-------- SUPPLIED INFORMATION --------

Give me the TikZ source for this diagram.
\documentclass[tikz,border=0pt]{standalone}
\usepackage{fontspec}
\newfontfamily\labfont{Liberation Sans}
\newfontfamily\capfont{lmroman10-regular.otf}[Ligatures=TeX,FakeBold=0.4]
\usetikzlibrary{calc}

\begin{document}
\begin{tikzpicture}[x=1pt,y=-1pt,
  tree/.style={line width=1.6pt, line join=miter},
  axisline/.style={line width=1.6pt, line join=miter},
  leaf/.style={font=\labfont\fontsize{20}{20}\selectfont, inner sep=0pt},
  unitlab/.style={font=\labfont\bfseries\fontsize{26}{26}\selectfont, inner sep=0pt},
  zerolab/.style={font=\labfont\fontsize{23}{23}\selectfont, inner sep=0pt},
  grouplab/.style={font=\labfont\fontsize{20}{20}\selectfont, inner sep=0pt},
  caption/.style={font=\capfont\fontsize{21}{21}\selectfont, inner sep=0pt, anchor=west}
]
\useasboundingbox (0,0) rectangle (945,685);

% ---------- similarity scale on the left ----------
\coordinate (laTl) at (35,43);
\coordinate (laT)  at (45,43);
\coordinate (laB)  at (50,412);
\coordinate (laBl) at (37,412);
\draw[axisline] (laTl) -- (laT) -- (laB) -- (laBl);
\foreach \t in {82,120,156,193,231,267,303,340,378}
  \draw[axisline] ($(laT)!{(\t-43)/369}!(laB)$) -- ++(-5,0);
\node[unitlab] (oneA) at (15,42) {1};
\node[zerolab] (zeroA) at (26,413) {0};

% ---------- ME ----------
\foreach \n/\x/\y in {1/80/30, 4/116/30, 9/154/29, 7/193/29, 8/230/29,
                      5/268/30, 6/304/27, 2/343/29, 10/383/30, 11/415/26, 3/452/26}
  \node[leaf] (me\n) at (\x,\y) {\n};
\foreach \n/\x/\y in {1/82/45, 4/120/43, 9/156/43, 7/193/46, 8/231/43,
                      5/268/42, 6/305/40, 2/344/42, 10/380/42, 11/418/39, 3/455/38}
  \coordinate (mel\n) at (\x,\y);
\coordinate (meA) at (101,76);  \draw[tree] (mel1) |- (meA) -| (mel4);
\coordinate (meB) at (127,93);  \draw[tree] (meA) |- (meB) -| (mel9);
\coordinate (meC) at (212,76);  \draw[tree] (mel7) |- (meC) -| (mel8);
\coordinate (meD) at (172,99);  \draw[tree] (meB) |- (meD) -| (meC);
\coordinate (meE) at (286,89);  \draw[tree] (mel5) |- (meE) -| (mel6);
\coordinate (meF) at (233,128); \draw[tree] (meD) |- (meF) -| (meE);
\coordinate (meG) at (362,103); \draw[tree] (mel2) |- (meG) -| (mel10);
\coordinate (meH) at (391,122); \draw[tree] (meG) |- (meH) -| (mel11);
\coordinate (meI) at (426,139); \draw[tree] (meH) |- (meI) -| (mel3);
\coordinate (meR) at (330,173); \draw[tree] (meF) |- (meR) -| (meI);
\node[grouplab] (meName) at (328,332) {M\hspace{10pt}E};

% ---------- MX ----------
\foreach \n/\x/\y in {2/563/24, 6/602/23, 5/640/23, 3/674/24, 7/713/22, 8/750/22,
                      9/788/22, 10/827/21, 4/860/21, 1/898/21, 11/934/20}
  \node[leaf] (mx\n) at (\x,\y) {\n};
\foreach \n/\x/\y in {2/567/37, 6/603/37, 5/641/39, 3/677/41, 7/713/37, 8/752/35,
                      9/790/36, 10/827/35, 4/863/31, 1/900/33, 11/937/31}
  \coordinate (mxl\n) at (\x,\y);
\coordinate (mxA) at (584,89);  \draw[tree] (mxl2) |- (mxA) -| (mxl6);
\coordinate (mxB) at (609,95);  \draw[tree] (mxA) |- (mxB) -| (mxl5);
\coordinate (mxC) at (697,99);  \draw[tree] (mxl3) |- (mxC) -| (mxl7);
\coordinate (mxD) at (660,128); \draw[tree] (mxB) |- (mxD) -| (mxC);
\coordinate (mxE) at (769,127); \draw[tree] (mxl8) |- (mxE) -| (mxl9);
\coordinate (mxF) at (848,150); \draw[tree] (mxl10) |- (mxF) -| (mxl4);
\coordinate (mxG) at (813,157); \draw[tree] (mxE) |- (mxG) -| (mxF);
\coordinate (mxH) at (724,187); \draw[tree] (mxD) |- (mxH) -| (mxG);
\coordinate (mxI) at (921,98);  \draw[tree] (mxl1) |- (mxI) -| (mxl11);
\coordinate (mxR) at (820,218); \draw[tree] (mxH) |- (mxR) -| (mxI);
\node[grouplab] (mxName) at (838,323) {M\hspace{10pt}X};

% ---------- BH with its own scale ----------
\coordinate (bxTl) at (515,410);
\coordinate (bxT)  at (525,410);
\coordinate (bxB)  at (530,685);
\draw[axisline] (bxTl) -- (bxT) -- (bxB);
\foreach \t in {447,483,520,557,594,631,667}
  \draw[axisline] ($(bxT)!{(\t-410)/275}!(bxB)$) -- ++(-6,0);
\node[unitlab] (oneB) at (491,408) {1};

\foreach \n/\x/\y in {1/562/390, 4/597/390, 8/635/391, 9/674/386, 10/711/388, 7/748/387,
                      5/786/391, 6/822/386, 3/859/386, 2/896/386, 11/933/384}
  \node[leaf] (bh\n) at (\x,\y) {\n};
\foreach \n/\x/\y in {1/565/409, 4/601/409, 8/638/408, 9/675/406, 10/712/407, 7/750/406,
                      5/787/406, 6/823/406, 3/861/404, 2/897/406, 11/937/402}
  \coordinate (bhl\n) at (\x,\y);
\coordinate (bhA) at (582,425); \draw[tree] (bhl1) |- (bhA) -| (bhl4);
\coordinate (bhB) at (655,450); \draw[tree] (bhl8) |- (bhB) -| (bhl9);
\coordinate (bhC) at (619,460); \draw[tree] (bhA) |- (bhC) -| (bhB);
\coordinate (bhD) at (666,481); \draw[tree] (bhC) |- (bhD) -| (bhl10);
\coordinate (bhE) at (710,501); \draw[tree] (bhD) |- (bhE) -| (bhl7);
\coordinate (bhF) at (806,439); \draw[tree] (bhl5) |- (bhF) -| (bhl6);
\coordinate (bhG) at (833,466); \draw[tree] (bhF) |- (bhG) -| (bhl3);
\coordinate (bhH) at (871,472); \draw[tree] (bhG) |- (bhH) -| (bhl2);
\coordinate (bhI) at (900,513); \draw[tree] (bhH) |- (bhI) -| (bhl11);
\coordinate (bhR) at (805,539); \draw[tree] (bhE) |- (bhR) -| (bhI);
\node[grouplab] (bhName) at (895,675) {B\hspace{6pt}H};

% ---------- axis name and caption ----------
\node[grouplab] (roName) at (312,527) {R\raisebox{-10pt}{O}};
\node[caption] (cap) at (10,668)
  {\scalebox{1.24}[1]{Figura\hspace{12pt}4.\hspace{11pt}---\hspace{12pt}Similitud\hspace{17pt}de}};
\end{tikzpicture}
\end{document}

--------

◆ **WHAT THE TASK ASKS**:
Write down every line of the data exactly as it appears above.

◆ **RESPONSE FOR THIS EXERCISE**:
Give me the TikZ source for this diagram.
\documentclass[tikz,border=0pt]{standalone}
\usepackage{fontspec}
\newfontfamily\labfont{Liberation Sans}
\newfontfamily\capfont{lmroman10-regular.otf}[Ligatures=TeX,FakeBold=0.4]
\usetikzlibrary{calc}

\begin{document}
\begin{tikzpicture}[x=1pt,y=-1pt,
  tree/.style={line width=1.6pt, line join=miter},
  axisline/.style={line width=1.6pt, line join=miter},
  leaf/.style={font=\labfont\fontsize{20}{20}\selectfont, inner sep=0pt},
  unitlab/.style={font=\labfont\bfseries\fontsize{26}{26}\selectfont, inner sep=0pt},
  zerolab/.style={font=\labfont\fontsize{23}{23}\selectfont, inner sep=0pt},
  grouplab/.style={font=\labfont\fontsize{20}{20}\selectfont, inner sep=0pt},
  caption/.style={font=\capfont\fontsize{21}{21}\selectfont, inner sep=0pt, anchor=west}
]
\useasboundingbox (0,0) rectangle (945,685);

% ---------- similarity scale on the left ----------
\coordinate (laTl) at (35,43);
\coordinate (laT)  at (45,43);
\coordinate (laB)  at (50,412);
\coordinate (laBl) at (37,412);
\draw[axisline] (laTl) -- (laT) -- (laB) -- (laBl);
\foreach \t in {82,120,156,193,231,267,303,340,378}
  \draw[axisline] ($(laT)!{(\t-43)/369}!(laB)$) -- ++(-5,0);
\node[unitlab] (oneA) at (15,42) {1};
\node[zerolab] (zeroA) at (26,413) {0};

% ---------- ME ----------
\foreach \n/\x/\y in {1/80/30, 4/116/30, 9/154/29, 7/193/29, 8/230/29,
                      5/268/30, 6/304/27, 2/343/29, 10/383/30, 11/415/26, 3/452/26}
  \node[leaf] (me\n) at (\x,\y) {\n};
\foreach \n/\x/\y in {1/82/45, 4/120/43, 9/156/43, 7/193/46, 8/231/43,
                      5/268/42, 6/305/40, 2/344/42, 10/380/42, 11/418/39, 3/455/38}
  \coordinate (mel\n) at (\x,\y);
\coordinate (meA) at (101,76);  \draw[tree] (mel1) |- (meA) -| (mel4);
\coordinate (meB) at (127,93);  \draw[tree] (meA) |- (meB) -| (mel9);
\coordinate (meC) at (212,76);  \draw[tree] (mel7) |- (meC) -| (mel8);
\coordinate (meD) at (172,99);  \draw[tree] (meB) |- (meD) -| (meC);
\coordinate (meE) at (286,89);  \draw[tree] (mel5) |- (meE) -| (mel6);
\coordinate (meF) at (233,128); \draw[tree] (meD) |- (meF) -| (meE);
\coordinate (meG) at (362,103); \draw[tree] (mel2) |- (meG) -| (mel10);
\coordinate (meH) at (391,122); \draw[tree] (meG) |- (meH) -| (mel11);
\coordinate (meI) at (426,139); \draw[tree] (meH) |- (meI) -| (mel3);
\coordinate (meR) at (330,173); \draw[tree] (meF) |- (meR) -| (meI);
\node[grouplab] (meName) at (328,332) {M\hspace{10pt}E};

% ---------- MX ----------
\foreach \n/\x/\y in {2/563/24, 6/602/23, 5/640/23, 3/674/24, 7/713/22, 8/750/22,
                      9/788/22, 10/827/21, 4/860/21, 1/898/21, 11/934/20}
  \node[leaf] (mx\n) at (\x,\y) {\n};
\foreach \n/\x/\y in {2/567/37, 6/603/37, 5/641/39, 3/677/41, 7/713/37, 8/752/35,
                      9/790/36, 10/827/35, 4/863/31, 1/900/33, 11/937/31}
  \coordinate (mxl\n) at (\x,\y);
\coordinate (mxA) at (584,89);  \draw[tree] (mxl2) |- (mxA) -| (mxl6);
\coordinate (mxB) at (609,95);  \draw[tree] (mxA) |- (mxB) -| (mxl5);
\coordinate (mxC) at (697,99);  \draw[tree] (mxl3) |- (mxC) -| (mxl7);
\coordinate (mxD) at (660,128); \draw[tree] (mxB) |- (mxD) -| (mxC);
\coordinate (mxE) at (769,127); \draw[tree] (mxl8) |- (mxE) -| (mxl9);
\coordinate (mxF) at (848,150); \draw[tree] (mxl10) |- (mxF) -| (mxl4);
\coordinate (mxG) at (813,157); \draw[tree] (mxE) |- (mxG) -| (mxF);
\coordinate (mxH) at (724,187); \draw[tree] (mxD) |- (mxH) -| (mxG);
\coordinate (mxI) at (921,98);  \draw[tree] (mxl1) |- (mxI) -| (mxl11);
\coordinate (mxR) at (820,218); \draw[tree] (mxH) |- (mxR) -| (mxI);
\node[grouplab] (mxName) at (838,323) {M\hspace{10pt}X};

% ---------- BH with its own scale ----------
\coordinate (bxTl) at (515,410);
\coordinate (bxT)  at (525,410);
\coordinate (bxB)  at (530,685);
\draw[axisline] (bxTl) -- (bxT) -- (bxB);
\foreach \t in {447,483,520,557,594,631,667}
  \draw[axisline] ($(bxT)!{(\t-410)/275}!(bxB)$) -- ++(-6,0);
\node[unitlab] (oneB) at (491,408) {1};

\foreach \n/\x/\y in {1/562/390, 4/597/390, 8/635/391, 9/674/386, 10/711/388, 7/748/387,
                      5/786/391, 6/822/386, 3/859/386, 2/896/386, 11/933/384}
  \node[leaf] (bh\n) at (\x,\y) {\n};
\foreach \n/\x/\y in {1/565/409, 4/601/409, 8/638/408, 9/675/406, 10/712/407, 7/750/406,
                      5/787/406, 6/823/406, 3/861/404, 2/897/406, 11/937/402}
  \coordinate (bhl\n) at (\x,\y);
\coordinate (bhA) at (582,425); \draw[tree] (bhl1) |- (bhA) -| (bhl4);
\coordinate (bhB) at (655,450); \draw[tree] (bhl8) |- (bhB) -| (bhl9);
\coordinate (bhC) at (619,460); \draw[tree] (bhA) |- (bhC) -| (bhB);
\coordinate (bhD) at (666,481); \draw[tree] (bhC) |- (bhD) -| (bhl10);
\coordinate (bhE) at (710,501); \draw[tree] (bhD) |- (bhE) -| (bhl7);
\coordinate (bhF) at (806,439); \draw[tree] (bhl5) |- (bhF) -| (bhl6);
\coordinate (bhG) at (833,466); \draw[tree] (bhF) |- (bhG) -| (bhl3);
\coordinate (bhH) at (871,472); \draw[tree] (bhG) |- (bhH) -| (bhl2);
\coordinate (bhI) at (900,513); \draw[tree] (bhH) |- (bhI) -| (bhl11);
\coordinate (bhR) at (805,539); \draw[tree] (bhE) |- (bhR) -| (bhI);
\node[grouplab] (bhName) at (895,675) {B\hspace{6pt}H};

% ---------- axis name and caption ----------
\node[grouplab] (roName) at (312,527) {R\raisebox{-10pt}{O}};
\node[caption] (cap) at (10,668)
  {\scalebox{1.24}[1]{Figura\hspace{12pt}4.\hspace{11pt}---\hspace{12pt}Similitud\hspace{17pt}de}};
\end{tikzpicture}
\end{document}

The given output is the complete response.